I’ve described for you three major regulatory initiatives that could have dire consequences for funds and investors. All of them will raise costs, limit investment opportunities, and make markets less efficient. None can be justified by a rigorous cost-benefit analysis. And none of them will help protect investors.

Fortunately, the American system can be self-correcting. The enormity of the Volcker Rule proposal is so obvious that even the public has taken note. The financial industry’s massive resistance may—we hope—lead the agencies to withdraw the proposal and re-examine it.

The SEC’s money market proposals have hit massive resistance as well. Chairman Schapiro may think that the “hue and cry” on this issue is coming from the fund industry—but what she’s really hearing are the voices of Main Street USA.

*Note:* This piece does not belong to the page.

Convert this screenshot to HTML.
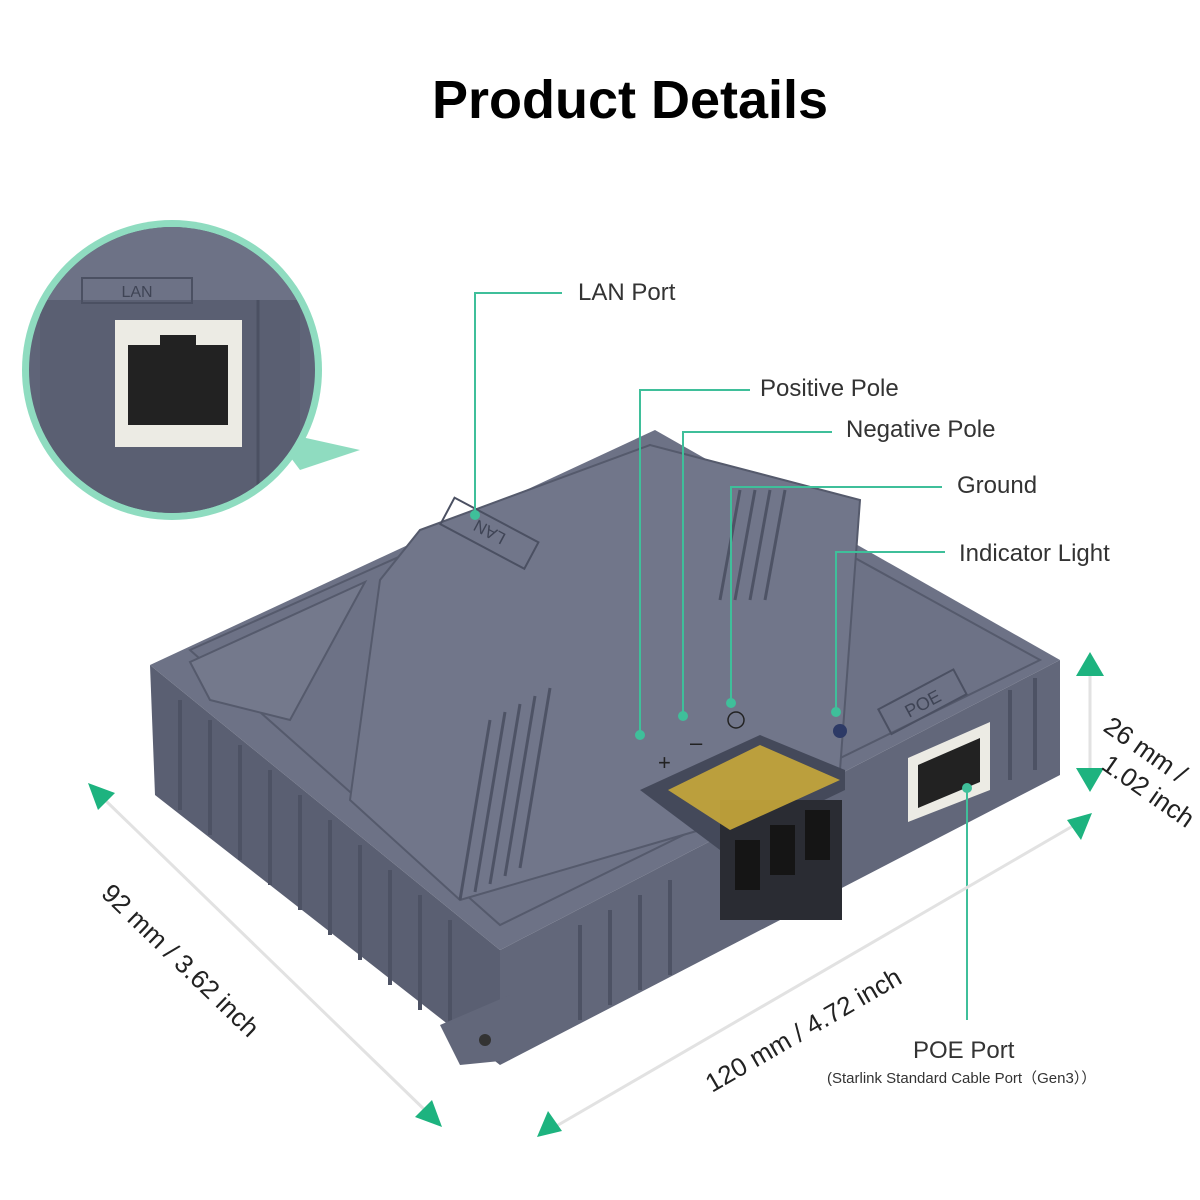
<!DOCTYPE html>
<html><head><meta charset="utf-8"><style>
html,body{margin:0;padding:0;background:#fff;}
svg{display:block}
text{font-family:"Liberation Sans",sans-serif;}
</style></head><body>
<svg width="1200" height="1200" viewBox="0 0 1200 1200" xmlns="http://www.w3.org/2000/svg">
<rect width="1200" height="1200" fill="#fff"/>
<text x="630" y="118" text-anchor="middle" font-size="54" font-weight="bold" fill="#000">Product Details</text>

<!-- inset circle -->
<defs><clipPath id="cc"><circle cx="172" cy="370" r="143"/></clipPath></defs>
<polygon points="270,430 360,450 300,470" fill="#8fdcc0"/>
<circle cx="172" cy="370" r="150" fill="#8fdcc0"/>
<g clip-path="url(#cc)">
<rect x="0" y="200" width="400" height="350" fill="#5f6478"/>
<polygon points="0,200 400,200 400,300 0,300" fill="#6d7286"/>
<rect x="40" y="300" width="260" height="250" fill="#5a5f72"/>
<rect x="82" y="278" width="110" height="25" fill="none" stroke="#4b5062" stroke-width="2"/>
<text x="137" y="297" text-anchor="middle" font-size="16" fill="#3f4455">LAN</text>
<rect x="115" y="320" width="127" height="127" fill="#ecebe4"/>
<rect x="128" y="345" width="100" height="80" fill="#222"/>
<rect x="160" y="335" width="36" height="14" fill="#222"/>
<line x1="258" y1="300" x2="258" y2="550" stroke="#4b5062" stroke-width="3"/>
</g>

<!-- device -->
<polygon points="150,665 500,950 500,1065 155,795" fill="#5a5f72"/>
<polygon points="500,950 1060,660 1060,775 500,1065" fill="#62677a"/>
<polygon points="150,665 655,430 1060,660 500,950" fill="#6d7286"/>
<polygon points="190,650 650,445 1040,660 500,925" fill="none" stroke="#555a6c" stroke-width="2"/>
<polygon points="190,662 365,582 290,720 210,700" fill="#74798c" stroke="#555a6c" stroke-width="2"/>
<polygon points="380,580 420,530 650,445 860,500 840,770 700,830 460,900 350,800" fill="#71768a" stroke="#555a6c" stroke-width="2"/>
<g stroke="#4e5365" stroke-width="3">
<line x1="490" y1="720" x2="460" y2="900"/><line x1="505" y1="712" x2="475" y2="892"/><line x1="520" y1="704" x2="490" y2="884"/><line x1="535" y1="696" x2="505" y2="876"/><line x1="550" y1="688" x2="520" y2="868"/>
<line x1="740" y1="490" x2="720" y2="600"/><line x1="755" y1="490" x2="735" y2="600"/><line x1="770" y1="490" x2="750" y2="600"/><line x1="785" y1="490" x2="765" y2="600"/>
</g>
<g stroke="#4d5264" stroke-width="4">
<line x1="180" y1="700" x2="180" y2="810"/><line x1="210" y1="720" x2="210" y2="835"/><line x1="240" y1="745" x2="240" y2="860"/><line x1="270" y1="770" x2="270" y2="885"/><line x1="300" y1="795" x2="300" y2="910"/><line x1="330" y1="820" x2="330" y2="935"/><line x1="360" y1="845" x2="360" y2="960"/><line x1="390" y1="870" x2="390" y2="985"/><line x1="420" y1="895" x2="420" y2="1010"/><line x1="450" y1="920" x2="450" y2="1035"/>
<line x1="580" y1="925" x2="580" y2="1020"/><line x1="610" y1="910" x2="610" y2="1005"/><line x1="640" y1="895" x2="640" y2="990"/><line x1="670" y1="880" x2="670" y2="975"/>
<line x1="1010" y1="690" x2="1010" y2="780"/><line x1="1035" y1="678" x2="1035" y2="770"/>
</g>
<polygon points="440,1025 510,995 510,1060 460,1065" fill="#62677a"/>
<circle cx="485" cy="1040" r="6" fill="#333"/>
<rect x="442" y="518" width="95" height="30" fill="none" stroke="#4b5062" stroke-width="2" transform="rotate(28 489 533)"/>
<text x="489" y="540" text-anchor="middle" font-size="17" fill="#3f4455" transform="rotate(208 489 533)">LAN</text>
<!-- terminal block -->
<polygon points="640,790 760,735 845,770 845,790 720,850" fill="#44495a"/>
<rect x="720" y="800" width="122" height="120" fill="#2a2c33"/>
<polygon points="668,790 760,745 840,780 730,830" fill="#c9a83a" opacity="0.9"/>
<rect x="735" y="840" width="25" height="50" fill="#151515"/><rect x="770" y="825" width="25" height="50" fill="#151515"/><rect x="805" y="810" width="25" height="50" fill="#151515"/>
<text x="658" y="770" font-size="22" fill="#222">+</text>
<text x="690" y="750" font-size="22" fill="#222">–</text>
<circle cx="736" cy="720" r="8" fill="none" stroke="#222" stroke-width="1.5"/>
<circle cx="840" cy="731" r="7" fill="#2d3a66"/>
<!-- POE -->
<rect x="880" y="688" width="85" height="28" fill="none" stroke="#4b5062" stroke-width="2" transform="rotate(-28 922 702)"/>
<text x="922" y="710" text-anchor="middle" font-size="18" fill="#3f4455" transform="rotate(-28 922 702)">POE</text>
<polygon points="908,758 990,722 990,790 908,822" fill="#ecebe4"/>
<polygon points="918,765 980,738 980,782 918,808" fill="#222"/>

<!-- callout lines -->
<g stroke="#3fbf9a" stroke-width="2" fill="none">
<polyline points="475,515 475,293 562,293"/>
<polyline points="640,735 640,390 750,390"/>
<polyline points="683,715 683,432 832,432"/>
<polyline points="731,702 731,487 942,487"/>
<polyline points="836,712 836,552 945,552"/>
<polyline points="967,788 967,1020"/>
</g>
<g fill="#3fbf9a">
<circle cx="475" cy="515" r="5"/><circle cx="640" cy="735" r="5"/><circle cx="683" cy="716" r="5"/><circle cx="731" cy="703" r="5"/><circle cx="836" cy="712" r="5"/><circle cx="967" cy="788" r="5"/>
</g>
<g font-size="24" fill="#333">
<text x="578" y="300">LAN Port</text>
<text x="760" y="396">Positive Pole</text>
<text x="846" y="437">Negative Pole</text>
<text x="957" y="493">Ground</text>
<text x="959" y="561">Indicator Light</text>
<text x="913" y="1058">POE Port</text>
</g>
<text x="827" y="1083" font-size="15" fill="#333">(Starlink Standard Cable Port（Gen3））</text>

<!-- dimensions -->
<g stroke="#e2e2e2" stroke-width="3">
<line x1="1090" y1="670" x2="1090" y2="775"/>
<line x1="105" y1="800" x2="430" y2="1115"/>
<line x1="553" y1="1128" x2="1078" y2="823"/>
</g>
<g fill="#1db37f">
<polygon points="1090,652 1076,676 1104,676"/>
<polygon points="1090,792 1076,768 1104,768"/>
<polygon points="88,783 115,793 98,810"/>
<polygon points="442,1127 415,1117 432,1100"/>
<polygon points="537,1137 548,1111 562,1131"/>
<polygon points="1092,813 1081,840 1067,820"/>
</g>
<g font-size="26" fill="#222">
<text x="1102" y="730" transform="rotate(35 1102 730)">26 mm /</text>
<text x="1100" y="768" transform="rotate(35 1100 768)">1.02 inch</text>
<text x="100" y="895" transform="rotate(44 100 895)">92 mm / 3.62 inch</text>
<text x="712" y="1093" transform="rotate(-30 712 1093)">120 mm / 4.72 inch</text>
</g>
</svg>
</body></html>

Look at the lineup of groups that have told the SEC that its proposals will undermine the stability, convenience, and liquidity they need—businesses, state and local governments, colleges and universities, nonprofits, financial advisers, and individual investors.

Issuers of commercial paper and municipal securities have spelled out the economic damage that will follow if money market funds’ financing of their operations is disrupted.

Those messages seem to be getting through—at least to some at the Commission. I certainly hope so.

As for the CFTC— the extensive damage that Rule 4.5 may cause still needs to be fully evaluated. We can’t tell in part because their actions are so premature, and the comment period for the harmonization proposal is still open.

We will file a strong comment letter on that, with a vigorous cost-benefit analysis that will clearly demonstrate the rule’s excessive costs to fund shareholders.

I know that you’re all asking the same question that I am: “What do we have to be optimistic about?”

We have our core values.

We have our fiduciary culture.

Our industry remains strong.

Most importantly, our shareholders are with us.

We can weather these regulatory clouds, just as we came through the market storms of the financial crisis.

I hope you share that optimism, and I thank you for your time and attention.